In my undergrad logic course, we came across a couple of results about finiteness not being definable, using compactness of 1st order logic.  In particular, I remember the class of finite sets not being axiomatizable (in the sense that there's no set of wffs S such that A |= S iff A is a finite structure).

This runs contrary to what I've seen in discussions of set theory, i.e. defining a subset of A as {x in A : x is finite}.  But can we construct a first order wff P(x) meaning "x is finite"?  I guess I'm just asking for a formal justification of definitions like this.  Any help would be appreciated.

>>5
Looks right to me, except for the minor omission of "not"s in the statement of D(X);  and I think you've highlighted the distinction between the result I mentioned and what we're trying to formalize.  A model A of ZF is necessarily infinite, while a finite subset X in the model A should satisfy the wff D(X).  And I'm not sure if the function symbol is necessary, since we can talk about functions as sets of ordered pairs within the language of set theory.

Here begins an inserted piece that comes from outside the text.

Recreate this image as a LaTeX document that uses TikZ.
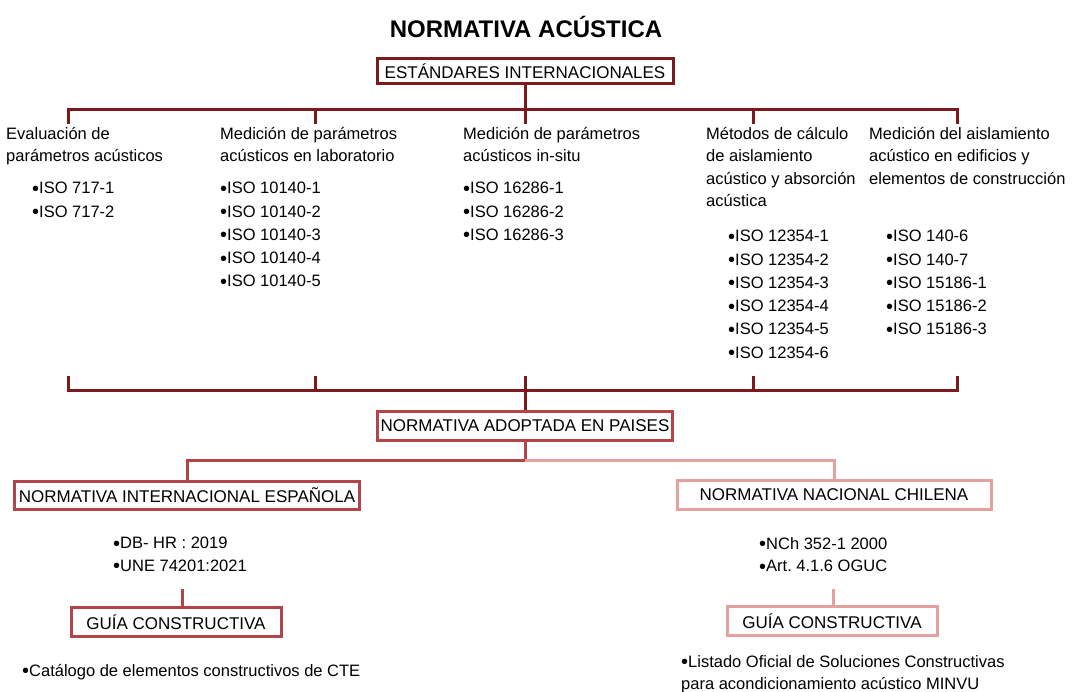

On the other hand, our result from class stated that no set of wffs exists such that a structure is finite iff it satisfies the wffs.  That is, regardless of what relation/function symbols the structure is endowed with.  This is a somewhat different statement than saying that finite sets are not definable within ZF.

Also, when I talked about finiteness not being definable, I may have been thinking of the finite elements in the nonstandard model of arithmetic.  My apologies, for I am still very confused by all this :/